PRODUCT

Black Girl Sunscreen

A chemical sunscreen built from the start around one goal: no white cast on deep skin. It solves that problem completely. The eye-stinging complaint is real.

At a glance

Texture — Moisturizing lotion

Key Active — Avobenzone 3%, homosalate 10%, octisalate 5%, octocrylene 2.75%

Best For — Deep and melanin-rich skin tones; normal to dry skin

Price Tier — $

Moisturizing lotion
Normal to dry skin, suitable for darker skin tones

What stands out

The reason this brand exists is that mineral sunscreens leave deep skin ashy, and for years the industry did not care.

It uses only chemical filters, which is exactly the right call. Chemical filters absorb UV rather than scattering it, so there is nothing to sit on the skin and turn it grey. It goes on clear. This is not a formulation trick — it is the whole design.

It moisturizes properly. Shea butter, avocado oil, jojoba, carrot seed oil. On dry skin it can stand in for a moisturizer.

No added fragrance on the FDA ingredient label, and no oxybenzone.

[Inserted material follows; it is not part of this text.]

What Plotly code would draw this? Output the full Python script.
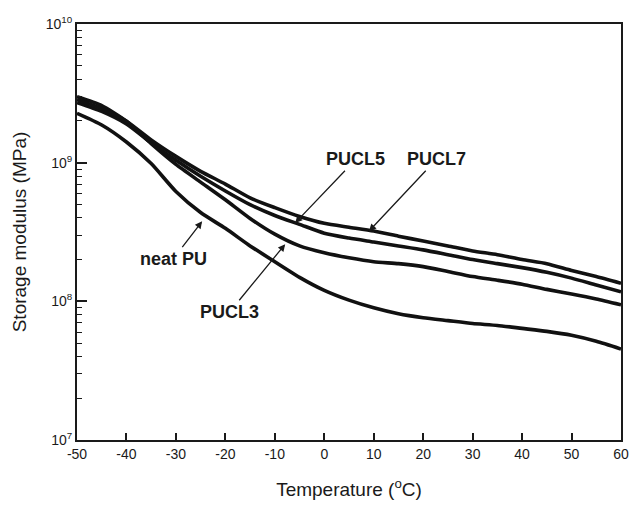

For roughly $16, it does something most $40 sunscreens still cannot.

Watch out for

It stings the eyes. This complaint comes up constantly and you should expect it. The label lists no fragrance, so the likely culprits are the chemical filters plus the oil base migrating as you sweat. Keep it well away from the eyelid margin.

It has a noticeable scent even though it is technically fragrance-free — that comes from the botanical oils, not added perfume. If you are sensitive to smells, you will notice.

It can feel greasy, particularly on oily skin. The rich base that makes it good for dry skin works against it here.

Check the SPF you're buying. The line spans SPF 30, 45, and 50, and only some are water-resistant. The base SPF 30 lotion does not carry a water-resistance claim.

Key ingredients

💧 Jojoba Oil — moisturizes
💧 Avocado Oil — nourishes skin
⛑️ Sunflower Seed Oil — antioxidant

ℹ️ SPF 30 · Chemical

Full ingredient list

Formulation Notes

No mineral filters at all — that is the entire design decision, and everything else follows from it. Zinc oxide and titanium dioxide are white powders; suspend enough of either in a lotion to reach SPF 30 and you get a grey film on brown skin. There is no way around it except tinting, and a tint cannot match every skin tone.

Going fully chemical sidesteps the problem rather than compensating for it. The trade-off — chemical filters are more likely to sting and irritate — is exactly what shows up in the reviews.